Interflow NZ were awarded the contract to rehabilitate both the 1800 dia and 1350 dia intercepting sewer pipes by re-lining. Interflow engaged experienced Wellington contractor E.N Ramsbottom to carry out the overpump portion of the work. The repairs were carried out successfully and very smoothly due in no small part to meticulous planning and the combined expertise of E.N Ramsbottom and the team at Prime Pump. For both companies it was one of the largest projects of its kind that they had handled.
The repairs had been fast-tracked after internal corrosion of the pipes had been discovered during an inspection of a section of interceptor, which is the main pipe carrying Wellington’s wastewater to Moa Point for treatment.
Before the interceptor could be relined it had to be overpumped. This diverted the wastewater flowing through the interceptor allowing access for the relining machine and its crew. Relining had been chosen as the most resilient solution and to avoid the more costly, disruptive and time consuming option of digging-up the underground pipes.

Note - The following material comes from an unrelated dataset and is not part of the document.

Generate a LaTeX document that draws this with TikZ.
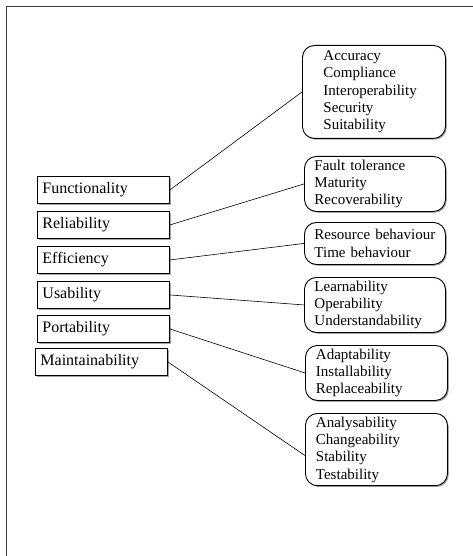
\documentclass[tikz,border=0pt]{standalone}
\usepackage{fontspec}
\setmainfont{Liberation Serif}
\usepackage{tikz}
\usetikzlibrary{shadows}
\definecolor{frameGrey}{RGB}{60,60,60}

\begin{document}
\begin{tikzpicture}[x=1pt, y=-1pt,
  charbox/.style={draw, line width=0.9pt, anchor=north west, minimum width=132pt, minimum height=27pt,
    inner xsep=5pt, text width=122pt, align=left, font=\fontsize{16}{18}\selectfont,
    fill=white, drop shadow={shadow xshift=1.3pt, shadow yshift=-1.3pt, fill=black!35, opacity=1}},
  subbox/.style={draw, line width=0.9pt, rounded corners=12pt, anchor=north west, minimum width=141pt,
    inner xsep=10pt, text width=121pt, align=left, font=\fontsize{15}{17.3}\selectfont,
    fill=white, drop shadow={shadow xshift=1.3pt, shadow yshift=-1.3pt, fill=black!35, opacity=1}},
  link/.style={line width=0.6pt}]
  \useasboundingbox (0,0) rectangle (473,556);
  % frame  only left and top edges show
  \draw[frameGrey, line width=0.8pt] (6,556) -- (6,6) -- (473,6);
  % characteristics  left column  y=176..375
  \node[charbox] (func) at (37,176) {Functionality};
  \node[charbox] (reli) at (37,211) {Reliability};
  \node[charbox] (effi) at (37,246) {Efficiency};
  \node[charbox] (usab) at (37,281) {Usability};
  \node[charbox] (port) at (37,315) {Portability};
  \node[charbox] (main) at (35,348) {Maintainability};
  % sub-characteristics  right column
  \node[subbox, minimum height=93pt, inner xsep=21pt, text width=101pt] (accu) at (302,45)
    {Accuracy\\Compliance\\Interoperability\\Security\\Suitability};
  \node[subbox, minimum height=55pt] (faul) at (304,156) {Fault tolerance\\Maturity\\Recoverability};
  \node[subbox, minimum height=42pt] (reso) at (304,222) {Resource behaviour\\Time behaviour};
  \node[subbox, minimum height=55pt] (lear) at (304,277) {Learnability\\Operability\\Understandability};
  \node[subbox, minimum height=55pt, minimum width=142pt] (adap) at (305,345) {Adaptability\\Installability\\Replaceability};
  \node[subbox, minimum height=72pt, minimum width=142pt] (anal) at (305,413) {Analysability\\Changeability\\Stability\\Testability};
  % connectors
  \draw[link] (func.east) -- (accu.west);
  \draw[link] (reli.east) -- (faul.west);
  \draw[link] (effi.east) -- (reso.west);
  \draw[link] (usab.east) -- (lear.west);
  \draw[link] (port.east) -- (adap.west);
  \draw[link] (main.east) -- ([yshift=-6pt]anal.west);
\end{tikzpicture}
\end{document}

The discovery of the issue with the interceptor came hot-on-the-heels of two well-publicised pipe failures in other areas of Wellington. Public interest was high, particularly in light of the Moa Point location; right next to Lyall Bay and near the Wellington International Airport and a residential area.
Michelle Hoffmann Contract Manager at E.N Ramsbottom says there were a lot of stakeholders. Among them; the airport, active community groups, the public and the wastewater treatment plant itself. “It was important that it went well.”
An additional complication was a relative lack of detail for the all-important flow calculations. Ricardo Holt, Hire Operations and Civil Contracting Manager for Prime Pump says one the biggest challenges was not knowing the flow or how much tidal intrusion would impact the water levels. “The Moa Point wastewater treatment plant has a flow metre, but it gives a two-hour average.” As Ricardo notes; “Flow can change massively in two hours.”
To mitigate this, night operation was chosen because the flows were more easily predicted and uneven daytime peaks could be avoided.
The six 8” BBA BA180 auto prime dewatering and sewer bypass pumps selected for the job are capable of pumping a combined 1,000 to 1,200 litres a second giving the contractors and companies involved confidence in their ability to achieve the task.
Designed and manufactured in the Netherlands, the pumps are fully-bunded making them suitable for use around waterways, with no possibility of fuel or oil entering the water flow. Ricardo says cost-effectiveness was another consideration. “The pumps’ efficiency reduces fuel consumption to a minimum. They run on significantly less than comparable pumps.”
Prime Pump has over 200 BBA pumps working in civil, construction and mining around New Zealand.
To further protect the crew onsite, and for peace-of-mind, in addition to back-up pumps, which were never required, Prime Pump fitted warning lights on the top of the pumps. These would’ve flashed if there had been any issue with pump performance.
To have everything set-up on time, Prime Pump put the pumps on one of the last Cook Strait ferry crossings from the South Island to the North Island, just before lockdown. Similarly, some staff, (like many other essential workers) left their children with grandparents in order to be available on-site.
Over the project duration, each pump at Moa Point ran for around 215 hours, pumping a combined total of 928,800,000 litres of wastewater.
This was in addition to test-pumping required to show conclusively that the pumps were more than equal to the task. The lines had not been cleaned for some time and early unexpected challenges included a work boot and a bath towel, which the pumps dealt with. The only hitch being a single suction hose which was quickly and easily replaced.
During the rest of the project the only other issue was a starter motor which was promptly repaired by Prime Pump staff.
Michelle Hoffmann says pump maintenance was an important aspect of the project and Prime Pump were always on-hand. “They were very flexible.”
“We always worked well with Prime Pump, even at the beginning of the job. Things changed a lot as we went and there were always last-minute changes but they were very accommodating.”